===== Collected data

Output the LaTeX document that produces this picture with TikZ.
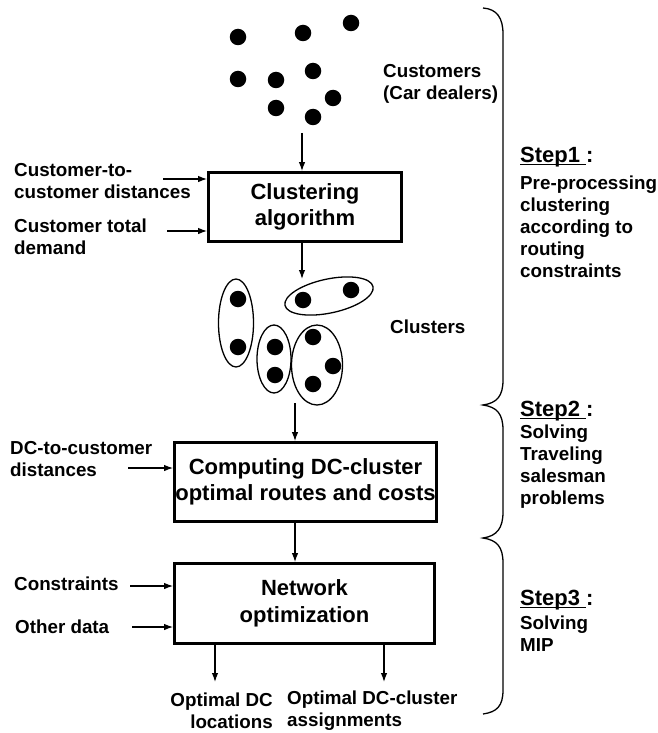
\documentclass[tikz,border=0pt]{standalone}
\usepackage{fontspec}
\setmainfont{Liberation Sans}
\usetikzlibrary{arrows.meta,shapes.geometric}
\newcommand\myul[1]{\setbox0\hbox{#1}\rlap{\rule[-3pt]{\wd0}{1.6pt}}\box0}
\begin{document}
\begin{tikzpicture}[x=1pt,y=-1pt,
  lbl/.style={font=\bfseries\fontsize{18.8}{22}\selectfont, inner sep=0pt, align=left},
  stephead/.style={font=\bfseries\fontsize{22}{24}\selectfont, inner sep=0pt, anchor=west},
  procbox/.style={draw, line width=2.8pt, font=\bfseries\fontsize{22}{26.5}\selectfont, align=center, inner sep=0pt},
  arr/.style={line width=1.2pt, -{Latex[length=9pt,width=6.5pt]}},
  dot/.style={circle, fill=black, minimum size=16.5pt, inner sep=0pt},
  clus/.style={draw, ellipse, line width=1.3pt, inner sep=0pt},
  brace/.style={line width=1.3pt}]
\useasboundingbox (0,0) rectangle (657,733);

% customers
\node[dot] (d1) at (238,37) {};
\node[dot] (d2) at (303,33) {};
\node[dot] (d3) at (351,23) {};
\node[dot] (d4) at (238,79) {};
\node[dot] (d5) at (276,80) {};
\node[dot] (d6) at (313,71) {};
\node[dot] (d7) at (276,108) {};
\node[dot] (d8) at (333,98) {};
\node[dot] (d9) at (313,117) {};
\node[lbl, anchor=west] (cust) at (383,84) {Customers\\(Car dealers)};

% clustering box
\node[procbox, minimum width=193pt, minimum height=69pt] (clb) at (305,207) {Clustering\\algorithm};
\node[lbl, anchor=west] (in1) at (14,181) {Customer-to-\\customer distances};
\node[lbl, anchor=west] (in2) at (14,237) {Customer total\\demand};
\coordinate (in1e) at (163,179);
\coordinate (in2e) at (167,231);
\draw[arr] (in1e) -- (in1e -| clb.west);
\draw[arr] (in2e) -- (in2e -| clb.west);
\coordinate (ca) at (302,133);
\draw[arr] (ca) -- (ca |- clb.north);

% clusters
\node[clus, minimum width=35pt, minimum height=88pt] (e1) at (236,323) {};
\node[clus, minimum width=90pt, minimum height=34pt, rotate=12] (e2) at (329,296) {};
\node[clus, minimum width=34pt, minimum height=68pt] (e3) at (274,359) {};
\node[clus, minimum width=51pt, minimum height=80pt] (e4) at (317,365) {};
\node[dot] (c1) at (238,299) {};
\node[dot] (c2) at (238,347) {};
\node[dot] (c3) at (303,300) {};
\node[dot] (c4) at (351,290) {};
\node[dot] (c5) at (275,347) {};
\node[dot] (c6) at (275,375) {};
\node[dot] (c7) at (313,337) {};
\node[dot] (c8) at (333,366) {};
\node[dot] (c9) at (313,384) {};
\node[lbl, anchor=west] (clab) at (390,327) {Clusters};
\coordinate (ct) at (302,279);
\draw[arr] (clb.south -| ct) -- (ct);

% computing box
\node[procbox, minimum width=262pt, minimum height=79pt] (cmp) at (305.5,482) {Computing DC-cluster\\optimal routes and costs};
\coordinate (cs) at (295,403);
\draw[arr] (cs) -- (cs |- cmp.north);
\node[lbl, anchor=west] (in3) at (10,459) {DC-to-customer\\distances};
\coordinate (in3e) at (128,468);
\draw[arr] (in3e) -- (in3e -| cmp.west);

% network box
\node[procbox, minimum width=260pt, minimum height=80pt] (net) at (304.5,603.5) {Network\\optimization};
\coordinate (ns) at (295,562);
\draw[arr] (cmp.south -| ns) -- (ns |- net.north);
\node[lbl, anchor=west] (in4) at (14,584) {Constraints};
\node[lbl, anchor=west] (in5) at (15,627) {Other data};
\coordinate (in4e) at (130,586);
\coordinate (in5e) at (132,627);
\draw[arr] (in4e) -- (in4e -| net.west);
\draw[arr] (in5e) -- (in5e -| net.west);

% outputs
\node[lbl, anchor=east, align=right] (o1) at (273,711) {Optimal DC\\locations};
\node[lbl, anchor=west] (o2) at (287,711) {Optimal DC-cluster\\assignments};
\coordinate (o1t) at (215,682);
\coordinate (o2t) at (384,682);
\draw[arr] (net.south -| o1t) -- (o1t);
\draw[arr] (net.south -| o2t) -- (o2t);

% braces
\draw[brace] (483,8) .. controls (497,9) and (503,18) .. (503,34) -- (503,380)
  .. controls (503,396) and (497,403) .. (483,405)
  .. controls (497,407) and (503,414) .. (503,430) -- (503,512)
  .. controls (503,528) and (497,536) .. (483,538)
  .. controls (497,540) and (503,547) .. (503,563) -- (503,690)
  .. controls (503,706) and (497,712) .. (483,714);

% steps
\node[stephead] (s1) at (520,157) {\myul{Step1\ }:};
\node[lbl, anchor=west] (s1d) at (520,226.5) {Pre-processing\\clustering\\according to\\routing\\constraints};
\node[stephead] (s2) at (520,411) {\myul{Step2\ }:};
\node[lbl, anchor=west] (s2d) at (520,467) {Solving\\Traveling\\salesman\\problems};
\node[stephead] (s3) at (520,600) {\myul{Step3\ }:};
\node[lbl, anchor=west] (s3d) at (520,634) {Solving\\MIP};
\end{tikzpicture}
\end{document}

==========

◆ Requirement: In your copy of the listing above, reproduce each line exactly and omit all pictures.

◆ Exercise result:
Output the LaTeX document that produces this picture with TikZ.
\documentclass[tikz,border=0pt]{standalone}
\usepackage{fontspec}
\setmainfont{Liberation Sans}
\usetikzlibrary{arrows.meta,shapes.geometric}
\newcommand\myul[1]{\setbox0\hbox{#1}\rlap{\rule[-3pt]{\wd0}{1.6pt}}\box0}
\begin{document}
\begin{tikzpicture}[x=1pt,y=-1pt,
  lbl/.style={font=\bfseries\fontsize{18.8}{22}\selectfont, inner sep=0pt, align=left},
  stephead/.style={font=\bfseries\fontsize{22}{24}\selectfont, inner sep=0pt, anchor=west},
  procbox/.style={draw, line width=2.8pt, font=\bfseries\fontsize{22}{26.5}\selectfont, align=center, inner sep=0pt},
  arr/.style={line width=1.2pt, -{Latex[length=9pt,width=6.5pt]}},
  dot/.style={circle, fill=black, minimum size=16.5pt, inner sep=0pt},
  clus/.style={draw, ellipse, line width=1.3pt, inner sep=0pt},
  brace/.style={line width=1.3pt}]
\useasboundingbox (0,0) rectangle (657,733);

% customers
\node[dot] (d1) at (238,37) {};
\node[dot] (d2) at (303,33) {};
\node[dot] (d3) at (351,23) {};
\node[dot] (d4) at (238,79) {};
\node[dot] (d5) at (276,80) {};
\node[dot] (d6) at (313,71) {};
\node[dot] (d7) at (276,108) {};
\node[dot] (d8) at (333,98) {};
\node[dot] (d9) at (313,117) {};
\node[lbl, anchor=west] (cust) at (383,84) {Customers\\(Car dealers)};

% clustering box
\node[procbox, minimum width=193pt, minimum height=69pt] (clb) at (305,207) {Clustering\\algorithm};
\node[lbl, anchor=west] (in1) at (14,181) {Customer-to-\\customer distances};
\node[lbl, anchor=west] (in2) at (14,237) {Customer total\\demand};
\coordinate (in1e) at (163,179);
\coordinate (in2e) at (167,231);
\draw[arr] (in1e) -- (in1e -| clb.west);
\draw[arr] (in2e) -- (in2e -| clb.west);
\coordinate (ca) at (302,133);
\draw[arr] (ca) -- (ca |- clb.north);

% clusters
\node[clus, minimum width=35pt, minimum height=88pt] (e1) at (236,323) {};
\node[clus, minimum width=90pt, minimum height=34pt, rotate=12] (e2) at (329,296) {};
\node[clus, minimum width=34pt, minimum height=68pt] (e3) at (274,359) {};
\node[clus, minimum width=51pt, minimum height=80pt] (e4) at (317,365) {};
\node[dot] (c1) at (238,299) {};
\node[dot] (c2) at (238,347) {};
\node[dot] (c3) at (303,300) {};
\node[dot] (c4) at (351,290) {};
\node[dot] (c5) at (275,347) {};
\node[dot] (c6) at (275,375) {};
\node[dot] (c7) at (313,337) {};
\node[dot] (c8) at (333,366) {};
\node[dot] (c9) at (313,384) {};
\node[lbl, anchor=west] (clab) at (390,327) {Clusters};
\coordinate (ct) at (302,279);
\draw[arr] (clb.south -| ct) -- (ct);

% computing box
\node[procbox, minimum width=262pt, minimum height=79pt] (cmp) at (305.5,482) {Computing DC-cluster\\optimal routes and costs};
\coordinate (cs) at (295,403);
\draw[arr] (cs) -- (cs |- cmp.north);
\node[lbl, anchor=west] (in3) at (10,459) {DC-to-customer\\distances};
\coordinate (in3e) at (128,468);
\draw[arr] (in3e) -- (in3e -| cmp.west);

% network box
\node[procbox, minimum width=260pt, minimum height=80pt] (net) at (304.5,603.5) {Network\\optimization};
\coordinate (ns) at (295,562);
\draw[arr] (cmp.south -| ns) -- (ns |- net.north);
\node[lbl, anchor=west] (in4) at (14,584) {Constraints};
\node[lbl, anchor=west] (in5) at (15,627) {Other data};
\coordinate (in4e) at (130,586);
\coordinate (in5e) at (132,627);
\draw[arr] (in4e) -- (in4e -| net.west);
\draw[arr] (in5e) -- (in5e -| net.west);

% outputs
\node[lbl, anchor=east, align=right] (o1) at (273,711) {Optimal DC\\locations};
\node[lbl, anchor=west] (o2) at (287,711) {Optimal DC-cluster\\assignments};
\coordinate (o1t) at (215,682);
\coordinate (o2t) at (384,682);
\draw[arr] (net.south -| o1t) -- (o1t);
\draw[arr] (net.south -| o2t) -- (o2t);

% braces
\draw[brace] (483,8) .. controls (497,9) and (503,18) .. (503,34) -- (503,380)
  .. controls (503,396) and (497,403) .. (483,405)
  .. controls (497,407) and (503,414) .. (503,430) -- (503,512)
  .. controls (503,528) and (497,536) .. (483,538)
  .. controls (497,540) and (503,547) .. (503,563) -- (503,690)
  .. controls (503,706) and (497,712) .. (483,714);

% steps
\node[stephead] (s1) at (520,157) {\myul{Step1\ }:};
\node[lbl, anchor=west] (s1d) at (520,226.5) {Pre-processing\\clustering\\according to\\routing\\constraints};
\node[stephead] (s2) at (520,411) {\myul{Step2\ }:};
\node[lbl, anchor=west] (s2d) at (520,467) {Solving\\Traveling\\salesman\\problems};
\node[stephead] (s3) at (520,600) {\myul{Step3\ }:};
\node[lbl, anchor=west] (s3d) at (520,634) {Solving\\MIP};
\end{tikzpicture}
\end{document}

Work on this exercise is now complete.